Skip pictures; extract every line from the one with "Reproduce this chart with matplotlib." through the one with "plt.rcParams['font.family'] = ['Liberation", exactly as written.
--- Start Task material ---
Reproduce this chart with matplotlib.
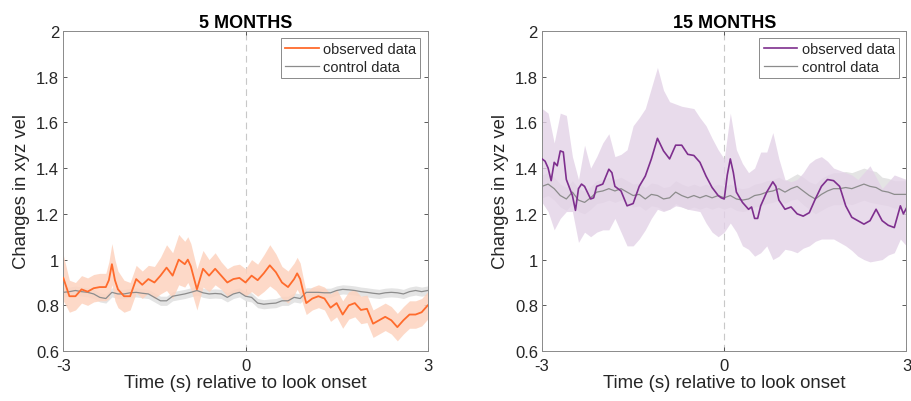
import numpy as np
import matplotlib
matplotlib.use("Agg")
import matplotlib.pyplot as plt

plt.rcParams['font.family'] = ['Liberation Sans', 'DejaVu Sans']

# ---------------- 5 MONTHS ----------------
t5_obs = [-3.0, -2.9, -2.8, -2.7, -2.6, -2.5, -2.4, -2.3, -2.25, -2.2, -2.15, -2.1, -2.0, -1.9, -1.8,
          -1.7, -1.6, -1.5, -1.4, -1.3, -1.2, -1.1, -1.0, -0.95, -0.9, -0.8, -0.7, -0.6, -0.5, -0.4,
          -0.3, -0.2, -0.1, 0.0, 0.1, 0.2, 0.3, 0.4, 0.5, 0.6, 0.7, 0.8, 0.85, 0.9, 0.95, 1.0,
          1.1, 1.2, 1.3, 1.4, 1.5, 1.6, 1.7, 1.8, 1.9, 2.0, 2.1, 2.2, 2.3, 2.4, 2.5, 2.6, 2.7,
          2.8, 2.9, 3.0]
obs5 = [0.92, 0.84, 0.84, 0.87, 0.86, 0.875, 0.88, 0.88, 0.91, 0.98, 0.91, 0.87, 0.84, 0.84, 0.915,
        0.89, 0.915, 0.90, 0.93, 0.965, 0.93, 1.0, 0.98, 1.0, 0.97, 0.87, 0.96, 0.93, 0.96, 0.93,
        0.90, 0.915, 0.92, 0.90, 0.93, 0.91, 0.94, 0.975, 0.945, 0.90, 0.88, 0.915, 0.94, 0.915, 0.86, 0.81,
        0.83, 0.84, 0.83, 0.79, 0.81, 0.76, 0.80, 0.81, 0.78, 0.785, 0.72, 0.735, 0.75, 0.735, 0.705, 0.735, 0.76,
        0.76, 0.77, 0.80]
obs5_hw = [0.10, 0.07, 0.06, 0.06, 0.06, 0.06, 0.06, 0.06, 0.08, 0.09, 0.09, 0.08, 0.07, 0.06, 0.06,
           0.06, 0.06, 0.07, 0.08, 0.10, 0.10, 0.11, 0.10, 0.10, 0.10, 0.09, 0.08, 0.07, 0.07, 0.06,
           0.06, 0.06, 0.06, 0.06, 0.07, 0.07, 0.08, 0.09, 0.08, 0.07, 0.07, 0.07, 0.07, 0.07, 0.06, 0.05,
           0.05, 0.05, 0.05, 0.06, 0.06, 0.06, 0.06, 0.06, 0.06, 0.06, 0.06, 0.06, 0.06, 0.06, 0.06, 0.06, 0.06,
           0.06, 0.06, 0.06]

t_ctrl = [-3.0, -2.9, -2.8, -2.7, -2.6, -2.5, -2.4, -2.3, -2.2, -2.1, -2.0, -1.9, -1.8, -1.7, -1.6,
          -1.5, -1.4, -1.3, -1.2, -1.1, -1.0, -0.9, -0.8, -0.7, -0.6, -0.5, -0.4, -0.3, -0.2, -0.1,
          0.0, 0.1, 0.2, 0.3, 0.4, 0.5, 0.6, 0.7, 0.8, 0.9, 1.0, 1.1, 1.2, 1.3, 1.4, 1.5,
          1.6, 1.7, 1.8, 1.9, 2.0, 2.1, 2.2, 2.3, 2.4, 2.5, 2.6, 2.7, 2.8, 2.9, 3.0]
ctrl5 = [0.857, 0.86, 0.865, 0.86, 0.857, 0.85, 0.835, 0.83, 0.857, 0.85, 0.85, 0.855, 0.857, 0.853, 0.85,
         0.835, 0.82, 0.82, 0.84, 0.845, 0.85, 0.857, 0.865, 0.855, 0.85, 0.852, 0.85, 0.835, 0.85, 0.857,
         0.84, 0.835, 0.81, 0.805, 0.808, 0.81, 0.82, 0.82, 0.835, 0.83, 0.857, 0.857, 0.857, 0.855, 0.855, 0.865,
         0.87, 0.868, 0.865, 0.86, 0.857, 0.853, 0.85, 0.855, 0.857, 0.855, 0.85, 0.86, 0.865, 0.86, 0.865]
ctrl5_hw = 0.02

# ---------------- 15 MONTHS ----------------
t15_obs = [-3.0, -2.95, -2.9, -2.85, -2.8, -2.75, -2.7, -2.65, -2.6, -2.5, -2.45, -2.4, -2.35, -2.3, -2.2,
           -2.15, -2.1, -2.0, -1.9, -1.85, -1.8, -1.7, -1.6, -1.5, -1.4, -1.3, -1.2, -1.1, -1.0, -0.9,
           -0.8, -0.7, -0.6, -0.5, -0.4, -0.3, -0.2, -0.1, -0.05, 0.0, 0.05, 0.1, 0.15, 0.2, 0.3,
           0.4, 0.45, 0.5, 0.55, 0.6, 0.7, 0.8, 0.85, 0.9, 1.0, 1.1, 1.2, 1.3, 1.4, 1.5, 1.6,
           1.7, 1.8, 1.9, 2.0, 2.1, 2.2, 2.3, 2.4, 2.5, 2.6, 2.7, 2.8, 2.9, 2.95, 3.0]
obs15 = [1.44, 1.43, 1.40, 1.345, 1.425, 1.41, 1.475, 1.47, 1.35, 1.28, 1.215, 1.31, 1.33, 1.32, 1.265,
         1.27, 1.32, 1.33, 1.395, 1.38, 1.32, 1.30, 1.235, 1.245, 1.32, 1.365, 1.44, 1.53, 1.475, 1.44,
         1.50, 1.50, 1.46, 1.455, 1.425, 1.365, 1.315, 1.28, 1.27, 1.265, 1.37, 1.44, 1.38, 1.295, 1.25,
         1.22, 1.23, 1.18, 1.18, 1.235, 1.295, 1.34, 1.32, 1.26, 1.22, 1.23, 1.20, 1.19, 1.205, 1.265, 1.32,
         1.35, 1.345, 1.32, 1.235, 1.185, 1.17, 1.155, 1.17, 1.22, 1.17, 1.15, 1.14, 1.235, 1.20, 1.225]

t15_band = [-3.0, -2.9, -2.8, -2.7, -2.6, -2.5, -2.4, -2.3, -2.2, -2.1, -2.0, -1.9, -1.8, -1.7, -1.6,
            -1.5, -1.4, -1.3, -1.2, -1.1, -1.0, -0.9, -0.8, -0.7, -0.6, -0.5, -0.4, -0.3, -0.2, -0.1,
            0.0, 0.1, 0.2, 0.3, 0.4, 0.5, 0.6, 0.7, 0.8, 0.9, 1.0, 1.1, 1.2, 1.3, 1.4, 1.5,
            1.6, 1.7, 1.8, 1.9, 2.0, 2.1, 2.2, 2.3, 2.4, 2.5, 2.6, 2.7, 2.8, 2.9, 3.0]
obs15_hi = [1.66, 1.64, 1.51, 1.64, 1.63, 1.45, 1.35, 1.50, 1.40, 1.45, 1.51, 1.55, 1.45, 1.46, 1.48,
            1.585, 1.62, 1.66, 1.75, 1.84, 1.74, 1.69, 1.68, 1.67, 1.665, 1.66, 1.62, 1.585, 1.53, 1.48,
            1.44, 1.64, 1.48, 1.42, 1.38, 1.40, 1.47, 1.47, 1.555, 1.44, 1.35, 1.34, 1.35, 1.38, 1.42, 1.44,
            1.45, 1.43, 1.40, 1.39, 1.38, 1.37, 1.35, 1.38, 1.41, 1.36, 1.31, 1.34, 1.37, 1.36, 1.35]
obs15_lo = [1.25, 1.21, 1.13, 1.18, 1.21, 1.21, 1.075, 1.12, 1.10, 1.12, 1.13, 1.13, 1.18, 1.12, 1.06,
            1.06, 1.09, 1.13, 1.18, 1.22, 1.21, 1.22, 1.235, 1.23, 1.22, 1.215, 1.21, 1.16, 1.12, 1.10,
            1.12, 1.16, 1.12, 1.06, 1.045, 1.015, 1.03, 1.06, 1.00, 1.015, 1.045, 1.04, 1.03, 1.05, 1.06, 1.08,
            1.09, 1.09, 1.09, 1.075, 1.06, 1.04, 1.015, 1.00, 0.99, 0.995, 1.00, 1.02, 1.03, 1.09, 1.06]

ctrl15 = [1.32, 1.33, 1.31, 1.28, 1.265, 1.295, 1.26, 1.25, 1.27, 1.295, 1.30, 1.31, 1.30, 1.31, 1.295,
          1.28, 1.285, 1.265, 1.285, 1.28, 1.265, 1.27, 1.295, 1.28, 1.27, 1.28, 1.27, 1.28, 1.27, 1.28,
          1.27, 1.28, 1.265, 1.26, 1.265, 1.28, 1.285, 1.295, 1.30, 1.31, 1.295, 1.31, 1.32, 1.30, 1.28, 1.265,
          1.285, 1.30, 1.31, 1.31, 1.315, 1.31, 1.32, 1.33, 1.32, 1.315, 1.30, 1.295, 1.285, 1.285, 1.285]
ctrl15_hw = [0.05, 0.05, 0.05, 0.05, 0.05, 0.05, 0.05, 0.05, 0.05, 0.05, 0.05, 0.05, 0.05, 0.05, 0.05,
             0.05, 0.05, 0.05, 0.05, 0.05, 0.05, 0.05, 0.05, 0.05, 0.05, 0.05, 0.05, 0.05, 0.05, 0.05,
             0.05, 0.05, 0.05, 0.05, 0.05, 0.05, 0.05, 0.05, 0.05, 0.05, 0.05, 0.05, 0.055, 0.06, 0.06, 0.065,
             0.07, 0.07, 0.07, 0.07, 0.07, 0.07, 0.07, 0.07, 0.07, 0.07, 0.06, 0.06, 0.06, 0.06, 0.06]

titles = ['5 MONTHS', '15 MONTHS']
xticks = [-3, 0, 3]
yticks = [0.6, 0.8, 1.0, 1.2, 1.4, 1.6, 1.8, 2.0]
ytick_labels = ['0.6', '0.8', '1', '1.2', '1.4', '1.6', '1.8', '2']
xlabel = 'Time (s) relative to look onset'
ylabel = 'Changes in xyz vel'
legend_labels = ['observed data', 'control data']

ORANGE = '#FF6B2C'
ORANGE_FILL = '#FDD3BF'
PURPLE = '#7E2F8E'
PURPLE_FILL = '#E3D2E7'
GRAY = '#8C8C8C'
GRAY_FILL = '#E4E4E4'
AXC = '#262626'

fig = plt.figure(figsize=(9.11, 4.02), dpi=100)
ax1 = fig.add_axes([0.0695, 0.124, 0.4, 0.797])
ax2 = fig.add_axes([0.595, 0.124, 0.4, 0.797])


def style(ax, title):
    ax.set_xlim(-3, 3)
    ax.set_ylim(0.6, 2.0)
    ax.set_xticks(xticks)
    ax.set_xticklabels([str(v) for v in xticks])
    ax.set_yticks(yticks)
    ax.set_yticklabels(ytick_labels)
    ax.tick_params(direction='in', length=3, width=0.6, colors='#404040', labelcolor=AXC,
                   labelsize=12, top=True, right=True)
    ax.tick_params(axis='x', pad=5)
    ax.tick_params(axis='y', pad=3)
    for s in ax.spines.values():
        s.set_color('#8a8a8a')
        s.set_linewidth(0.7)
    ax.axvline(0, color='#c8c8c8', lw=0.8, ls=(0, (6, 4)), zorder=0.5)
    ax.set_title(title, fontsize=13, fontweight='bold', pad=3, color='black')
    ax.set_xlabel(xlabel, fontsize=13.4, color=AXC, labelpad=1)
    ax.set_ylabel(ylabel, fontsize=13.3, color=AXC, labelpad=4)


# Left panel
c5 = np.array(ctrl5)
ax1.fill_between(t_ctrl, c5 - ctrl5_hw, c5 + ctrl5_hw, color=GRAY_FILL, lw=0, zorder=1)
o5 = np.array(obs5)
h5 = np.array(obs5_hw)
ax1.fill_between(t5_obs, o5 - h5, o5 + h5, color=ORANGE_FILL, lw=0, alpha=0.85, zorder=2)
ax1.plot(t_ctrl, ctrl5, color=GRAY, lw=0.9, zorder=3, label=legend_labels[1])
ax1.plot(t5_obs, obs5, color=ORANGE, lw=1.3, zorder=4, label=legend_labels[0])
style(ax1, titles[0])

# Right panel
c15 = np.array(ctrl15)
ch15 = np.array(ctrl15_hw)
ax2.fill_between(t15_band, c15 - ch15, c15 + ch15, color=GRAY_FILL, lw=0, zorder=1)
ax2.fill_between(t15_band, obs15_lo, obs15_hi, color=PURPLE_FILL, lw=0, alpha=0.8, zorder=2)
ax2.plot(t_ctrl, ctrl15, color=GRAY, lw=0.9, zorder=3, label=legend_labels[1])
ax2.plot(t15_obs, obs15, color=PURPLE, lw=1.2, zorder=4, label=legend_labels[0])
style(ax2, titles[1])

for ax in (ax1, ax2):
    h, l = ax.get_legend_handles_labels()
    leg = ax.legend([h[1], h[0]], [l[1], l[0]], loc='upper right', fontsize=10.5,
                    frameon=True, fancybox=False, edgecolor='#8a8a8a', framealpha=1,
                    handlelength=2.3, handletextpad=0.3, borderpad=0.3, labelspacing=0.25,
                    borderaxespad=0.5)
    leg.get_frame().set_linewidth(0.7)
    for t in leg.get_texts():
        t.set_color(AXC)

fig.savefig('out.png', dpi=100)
--- End Task material ---
--- Start Task material ---
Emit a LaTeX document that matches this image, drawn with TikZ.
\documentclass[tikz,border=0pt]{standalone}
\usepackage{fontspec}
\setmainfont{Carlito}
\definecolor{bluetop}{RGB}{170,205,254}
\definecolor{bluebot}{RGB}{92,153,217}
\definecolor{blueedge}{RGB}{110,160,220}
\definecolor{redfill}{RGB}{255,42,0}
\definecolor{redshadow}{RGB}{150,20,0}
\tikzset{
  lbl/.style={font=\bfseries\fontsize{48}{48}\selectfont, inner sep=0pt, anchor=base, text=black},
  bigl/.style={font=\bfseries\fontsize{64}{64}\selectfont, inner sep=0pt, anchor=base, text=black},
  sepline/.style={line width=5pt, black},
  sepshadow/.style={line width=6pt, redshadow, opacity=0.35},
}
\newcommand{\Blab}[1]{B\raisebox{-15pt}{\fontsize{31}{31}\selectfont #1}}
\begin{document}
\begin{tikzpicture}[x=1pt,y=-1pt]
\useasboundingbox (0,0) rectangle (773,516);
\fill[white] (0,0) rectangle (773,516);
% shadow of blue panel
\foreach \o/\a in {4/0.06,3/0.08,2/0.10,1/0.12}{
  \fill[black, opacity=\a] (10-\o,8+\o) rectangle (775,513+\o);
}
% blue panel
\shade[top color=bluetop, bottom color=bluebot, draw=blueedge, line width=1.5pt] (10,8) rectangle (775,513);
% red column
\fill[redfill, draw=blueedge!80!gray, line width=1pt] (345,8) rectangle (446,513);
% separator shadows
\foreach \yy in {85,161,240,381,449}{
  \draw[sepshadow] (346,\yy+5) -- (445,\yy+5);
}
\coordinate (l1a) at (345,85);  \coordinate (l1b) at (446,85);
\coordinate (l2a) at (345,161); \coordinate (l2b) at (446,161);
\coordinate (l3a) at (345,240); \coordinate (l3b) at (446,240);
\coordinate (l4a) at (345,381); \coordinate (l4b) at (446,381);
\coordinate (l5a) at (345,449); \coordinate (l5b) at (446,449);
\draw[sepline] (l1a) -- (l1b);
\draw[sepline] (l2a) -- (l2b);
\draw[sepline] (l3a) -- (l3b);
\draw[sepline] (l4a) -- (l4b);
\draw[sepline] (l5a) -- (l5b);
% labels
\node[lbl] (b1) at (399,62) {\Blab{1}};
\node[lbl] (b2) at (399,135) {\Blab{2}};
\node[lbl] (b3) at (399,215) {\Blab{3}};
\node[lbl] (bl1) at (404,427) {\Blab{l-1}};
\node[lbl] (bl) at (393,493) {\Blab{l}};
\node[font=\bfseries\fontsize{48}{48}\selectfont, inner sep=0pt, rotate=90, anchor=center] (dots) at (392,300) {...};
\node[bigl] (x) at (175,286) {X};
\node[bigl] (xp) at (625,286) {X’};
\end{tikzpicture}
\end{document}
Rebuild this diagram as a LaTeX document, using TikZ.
--- End Task material ---
--- Start Task material ---
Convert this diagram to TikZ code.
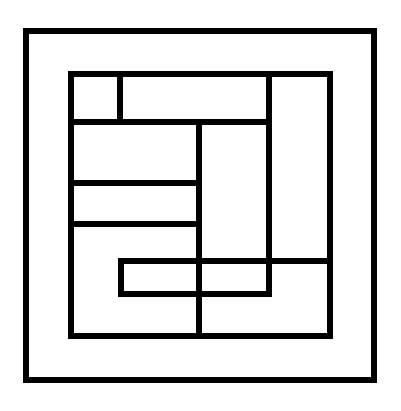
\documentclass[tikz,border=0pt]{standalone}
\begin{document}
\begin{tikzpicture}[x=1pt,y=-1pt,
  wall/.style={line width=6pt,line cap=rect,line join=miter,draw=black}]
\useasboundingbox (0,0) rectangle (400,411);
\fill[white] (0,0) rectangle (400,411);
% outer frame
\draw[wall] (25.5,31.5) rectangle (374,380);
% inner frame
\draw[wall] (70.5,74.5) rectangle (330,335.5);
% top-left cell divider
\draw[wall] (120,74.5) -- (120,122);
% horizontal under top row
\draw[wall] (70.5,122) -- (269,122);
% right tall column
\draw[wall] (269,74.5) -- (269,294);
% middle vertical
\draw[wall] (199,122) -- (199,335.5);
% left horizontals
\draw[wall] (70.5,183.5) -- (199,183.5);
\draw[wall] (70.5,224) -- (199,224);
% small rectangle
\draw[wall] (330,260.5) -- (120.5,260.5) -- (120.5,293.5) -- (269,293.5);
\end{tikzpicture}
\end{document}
--- End Task material ---
▶ [Final result]
Reproduce this chart with matplotlib.
import numpy as np
import matplotlib
matplotlib.use("Agg")
import matplotlib.pyplot as plt

plt.rcParams['font.family'] = ['Liberation Sans', 'DejaVu Sans']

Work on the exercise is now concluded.